Выбрать главу

Ура! Опять ребята ворвались!

Они еще не сеют и не пашут,

Они кричат.

Они руками машут,

Они как будто только родились!

Они — сыны запутанных дорог…

И вот стихи, написанные матом,

Ласкают слух отчаянным ребятам!

Пускай в гробу ворочается Блок!

Что это за отчаянные ребята, видно по цитате из "Еврейского кладбища" Бродского "И не сеяли хлеба. Никогда не сеяли хлеба". Почему-то об этом заимствовании у Бродского Шнейдерман умолчал. В "Поэте" эти "отчаянные ребята" кажутся оптимистическим выходом для русской литературы. В новом фрагменте, заменившем "отчаянных ребят", звучит совсем другая тема :

Куда меня, беднягу занесло!

Таких картин вы сроду не видали,

Такие сны над вами не витали,

И да минует вас такое зло.

Картины с сынами запутанных дорог относятся уже к несомненному злу для литературы. Понимаю неприятие такого поворота сюжета у Шнейдермана. Но можно же оценить, что и новый фрагмент поэтически очень хорош.

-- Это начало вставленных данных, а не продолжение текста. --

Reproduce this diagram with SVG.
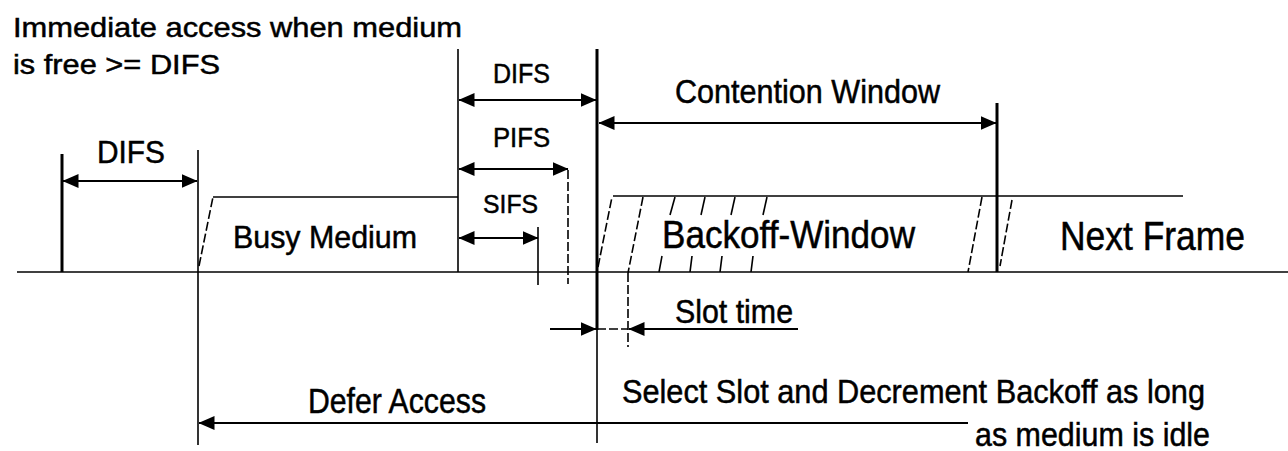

Как говорят: дальше в лес, больше дров. Когда автор начинает отрицать всю деревенскую лирику Рубцова, считая её полным поэтическим провалом и кожиновской скверной, я уже усомнился в критических способностях Шнейдермана. Не буду утомлять читателя умозрительными доказательствами из книги. Как говорят, статистика — это высшая ложь. Собери вместе из Пушкина или Гете, из Пастернака или Твардовского перечисления одинаковых слов, одинаковых рифм, и ты получишь представление о полных графоманах. Собери из Гейне десяток звучащих ласково слов о Германии, и ты получишь еще одного нациста.

Шнейдермана тошнит от строк "Россия, Русь! Храни себя, храни..", "Россия! Как грустно…", "Русь моя, люблю твои березы!.." Тут и "смысловая монотонность", и "риторичность", "обращения к родине чрезмерно громки и слишком часты", "употребление … в качестве "паровозиков"…". Интересно, а как бы Шнейдерман оценил такие стихи Павла Когана:

Я патриот.

Я воздух русский

Я землю русскую люблю!

Тоже как паровозик? Такие вот горе-специалисты препятствуют публикации в России стихотворения Иосифа Бродского "Народ", посвященного русскому народу, считая его всего лишь "паровозиком".

Живой сельской жизни у Рубцова он тоже не видит, население в деревнях у поэта немногочисленно и молчаливо. И вообще, по мнению Шнейдермана, Николай Рубцов ненавидит русскую деревню, взаимно и в деревне все не любили Рубцова.

Но еще глубже проваливается поэт,— утверждает автор, — когда обращается к русской истории, которую и не знает, и не любит. "Рубцов не имел страсти к истории, того глубокого интереса к ней, переходящего в ее глубинное понимание, какой, к примеру, лежит в основе живых, оригинальных стихов на древнерусские темы Виктора Сосноры". Надо же, и "Видения на холме" бездарны, и "Шумит Катунь". Оказывается, поэт не ощущает прошлого России, а описывает его лишь по приказу Вадима Кожинова.

Кожинов в представлении не только одного Шнейдермана, но и Владимира Новикова, профессора МГУ, кстати и того же Валентина Сорокина, становится некой мифической демонической фигурой, повелевающей всем поэтическим миром России. По его приказу поэты меняют темы, взгляды, жен и даже национальности. Конечно, авторитет у Вадима Валерьяновича был велик, но не до такой же степени? И вряд ли он повелевал историческими темами в поэзии Николая Рубцова.

Для меня интересны и примеры влияний Пастернака, Блока, Бродского, я бы и сам мог продолжить этот ряд. Ну что в этом плохого? Все поэты во всем мире заимствовали друг у друга и темы, и сюжеты, и фамилии героев, и удачные рифмы. Маяковский даже покупал рифмы. Но все равно в стихах оставался Маяковским, а Есенин — Есениным. И Николай Рубцов узнаваем во всех перечисляемых Шнейдерманом примерах заимствований. Вообще, это плохо или хорошо : центонность поэзии, включение мирового контекста в свой поэтический мир? В своих обвинениях Шнейдерман начинает путаться: то Николай Рубцов и книжки в руках никогда не держал, и литературу плохо знает, то заимствует темы и сюжеты, рифмы и созвучья у десятков лучших поэтов России. Да написал бы сам Шнейдерман хоть десяток стихов рубцовского уровня, чтобы зазвучали они по всей стране — стали бы мы допытываться, чье влияние чувствуется в стихах? Вот Иосиф Бродский прямо заявлял, что многому учился у Евгения Рейна, но почему-то нобелевскую премию дали не Рейну, и слава у Бродского иная, чем у Рейна.